Report shows Australian companies have increased their cyber security over the past 12 months

23 March 2020

Latest research from business advisory firm BDO reveals Australian companies have increased their cyber security measures and shifted their focus from off-the-shelf technology solutions to organisation-wide governance processes.

The 2019 BDO and AusCERT Cyber Security Survey Report shows the number of companies with Chief Information Security Officer (CISO) roles increased by 46% in 2019 compared to 2018. The data shows the adoption of CISO roles has more than doubled since 2016.

The latest research also shows a 31% increase in cyber insurance, as companies attempt to avoid the financial damage inflicted by cyber threats.

BDO’s National Cyber Security Leader Leon Fouche said Australia’s C-suites have recognised that technology alone often cannot manage the operational, legal or reputational impacts of a cyber incident.

“Decision makers are focussing less on ‘silver-bullet’ technology solutions and more on establishing enterprise-wide processes to better prepare their companies for cyber incidents,” Leon said.

“Our latest research shows companies with more senior stakeholders involved in cyber security adopt a more holistic approach to effectively managing cyber risk – and it’s paying off,” he said.

Interestingly, while stronger company-wide governance was a key theme of the research, the findings also showed a continued disparity between the types of incidents companies expect and the incidents they actually experience.  For example, phishing was 30% more common than businesses expected. As phishing is a common vehicle for many attacks, its underestimation can leave businesses significantly underprepared.

“Companies face a range of cyber security threats that originate both external and internal. Over time, these threats change, as do the technologies used and the motivations of the adversaries,” Leon said.

“There’s no one-size-fits-all approach to preparing for cyber threats. Companies must understand what their critical data and systems are, which adversaries seek to compromise them, and what their methods involve,” he said.

The survey highlights that companies continue to underestimate the cause of most incidents – with insider threats twice as common as expected. Respondents indicated that they expected a 10% year-on-year rise in insider incidents over the next year. However, when considering current and former employees, suppliers and customers, the expected rise is 40% - meaning companies expect insider threats to be a greater risk than cyber criminals in the coming financial year.

Leon pointed out that even before the coronavirus pandemic, people were doing more work away from the office, using their own personal devices.

“As people do more work on their personal devices and companies adopt flexible working arrangements, our reliance on people working from a traditional office setting is decreasing. People are accessing company data 24/7, on the go, from a range of devices – making it easier than ever to access. As the way we work changes, the complexities in companies identifying and addressing cyber security becomes more complex,” Leon said.

“Most insider threats are not necessarily malicious and more commonly the result of human error, however, this internal threat cannot be underestimated,” he said.

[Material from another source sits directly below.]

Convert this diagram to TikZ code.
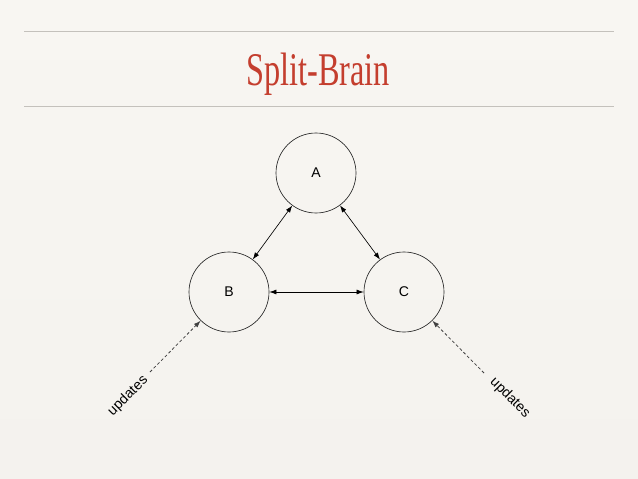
\documentclass[tikz,border=0pt]{standalone}
\usepackage{fontspec}
\setmainfont{Liberation Sans}
\newfontfamily\titlefont{Liberation Serif}
\definecolor{slidered}{RGB}{196,62,46}
\definecolor{rulegray}{RGB}{196,193,188}
\definecolor{papertop}{RGB}{248,246,242}
\definecolor{papermid}{RGB}{232,230,226}
\definecolor{paperbot}{RGB}{244,242,238}
\usetikzlibrary{positioning, arrows.meta}

\begin{document}
\begin{tikzpicture}[
    x=0.03cm, y=-0.03cm,
    peer/.style={circle, draw=black!85, line width=0.55pt, minimum size=2.4cm,
      inner sep=0pt, font=\fontsize{12}{14}\selectfont},
    link/.style={{Latex[length=6pt,width=4.2pt]}-{Latex[length=6pt,width=4.2pt]},
      line width=0.55pt},
    feed/.style={-{Latex[length=6pt,width=4.2pt]}, dash pattern=on 2.5pt off 2pt,
      black!75, line width=0.65pt},
    rule/.style={draw=rulegray, line width=0.6pt},
    tag/.style={font=\fontsize{12}{14}\selectfont, inner sep=1pt},
  ]
    % slide background
    \shade[top color=papertop, middle color=papermid, bottom color=paperbot]
      (0,0) rectangle (638,479);
    \useasboundingbox (0,0) rectangle (638,479);

    % title between two rules
    \draw[rule] (24,31) -- (614,31);
    \draw[rule] (24,106) -- (614,106);
    \node[anchor=base, inner sep=0pt, text=slidered,
      font=\titlefont\fontsize{40}{44}\selectfont] (title) at (318,86)
      {\scalebox{0.69}[1]{Split-Brain}};

    % the three peers
    \node[peer] (A) at (316,173) {A};
    \node[peer] (B) at (229,292) {B};
    \node[peer] (C) at (404,292) {C};

    \draw[link] (A) -- (B);
    \draw[link] (A) -- (C);
    \draw[link] (B) -- (C);

    % writes coming in from outside
    \coordinate (srcB) at (150,372);
    \coordinate (srcC) at (484,373);
    \draw[feed] (srcB) -- (B);
    \draw[feed] (srcC) -- (C);
    \node[tag, rotate=45] (updB) at (128,396) {updates};
    \node[tag, rotate=-45] (updC) at (510,398) {updates};
  \end{tikzpicture}
\end{document}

The recent survey revealed a 56% increase in the number of data breaches involving contact information compared to 2018. The Office of the Australian Information Commissioner (OAIC) received a total of 964 eligible data breach notifications under the Notifiable Date Breach (NDB) scheme between April 2018 and March 2019. Of these, 60% were caused by malicious or criminal attacks.

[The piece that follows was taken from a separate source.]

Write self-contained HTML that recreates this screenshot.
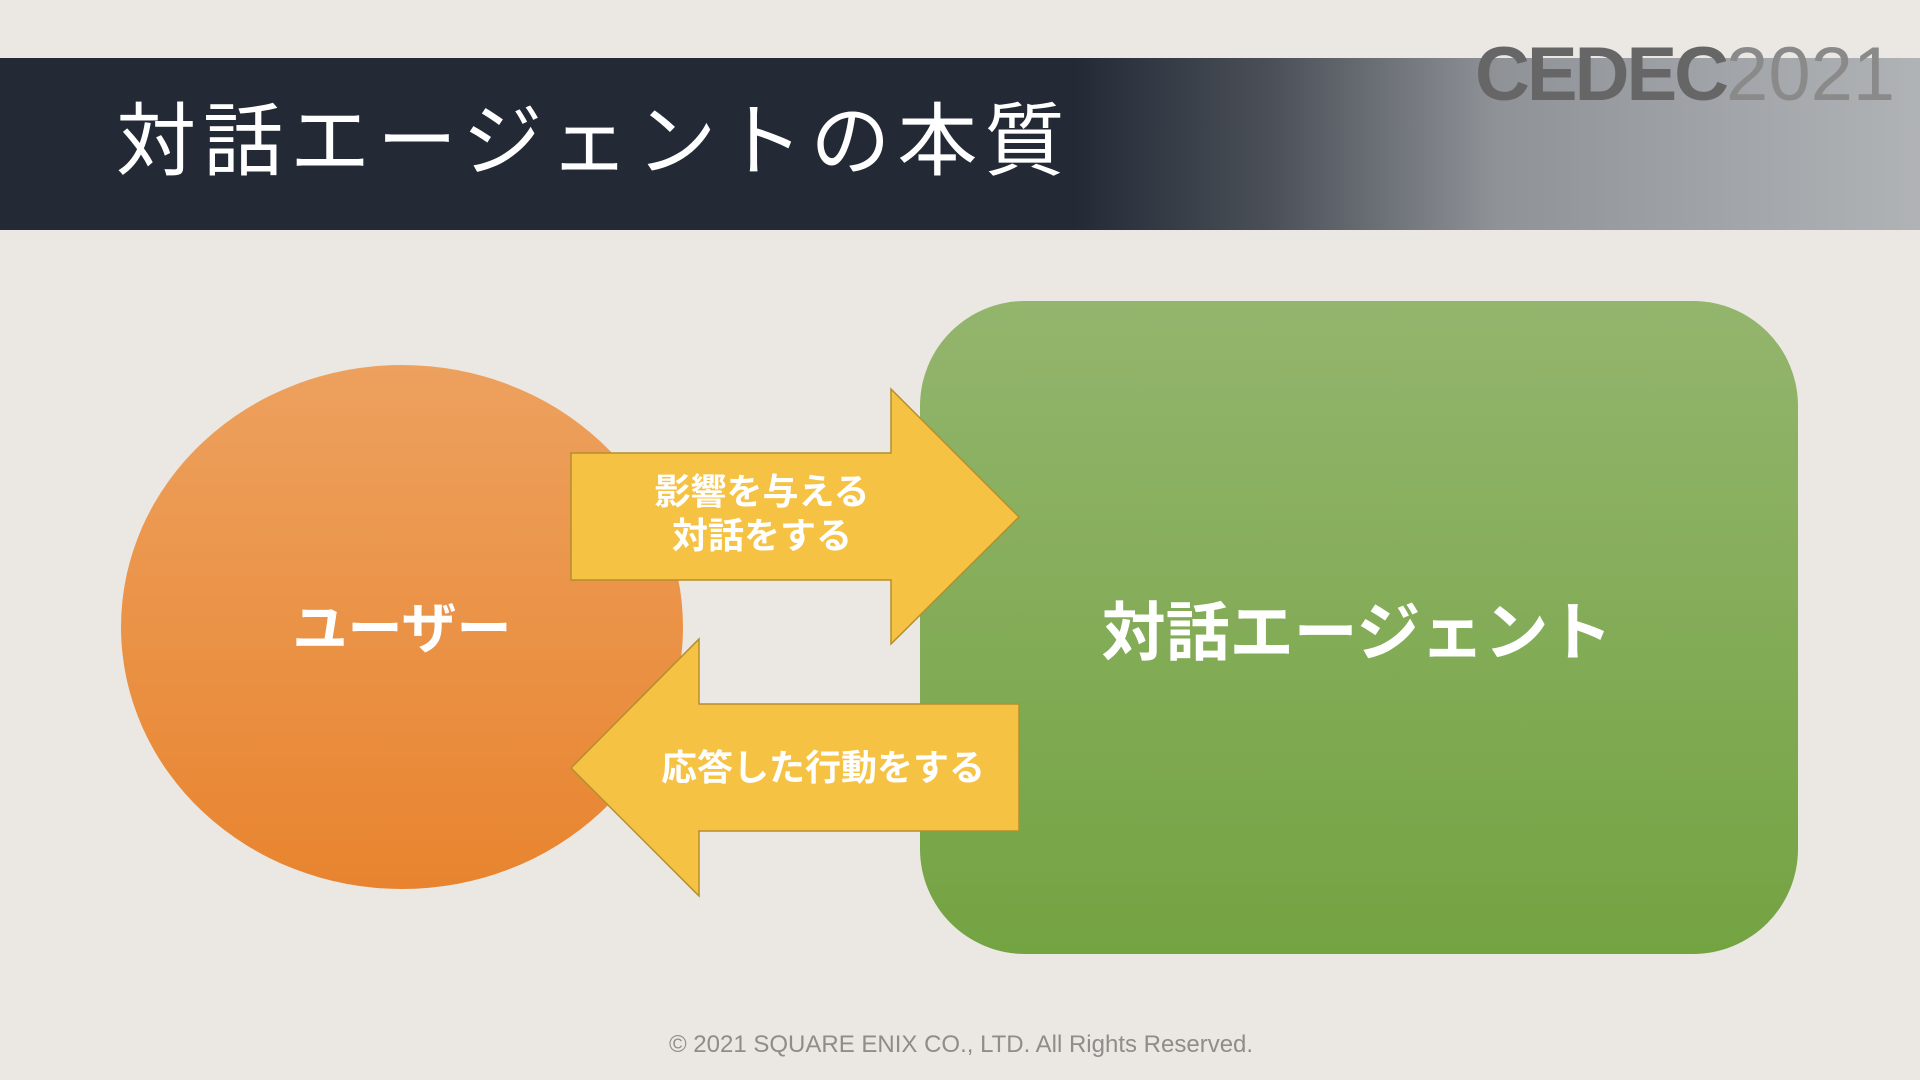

“Over the past few years we have seen increased public concern over the security of people’s contact information, which has led to companies being more critisied in the media when data breaches occur. Data breaches are now causing greater reputational damage and long-term disruption than ever before, bumping this risk to the top of the C-suite agenda,” Leon said.

The report highlighted that when companies adopt a set of five key controls (such as employing a CISO, using a Security Operations Centre, establishing cyber security awareness programs for staff, adopting third party and vendor risk assessments and developing incident response plans), they experienced 31% less incidents, and faced fewer cyber risk management challenges.

“As the complexity and extent of digital capabilities grow, so too does our dependence on them. As companies seek to capitalise on the opportunities of 2020 and beyond, they must also be prepared to defend against the threats that our reliance on technology has brought,” Leon said.

“The first step leaders must take in achieving organisational risk resilience is to understand and assign accountability for protecting their organisation’s digital DNA – these are the data and information systems that make an organisation unique but also a potential target.”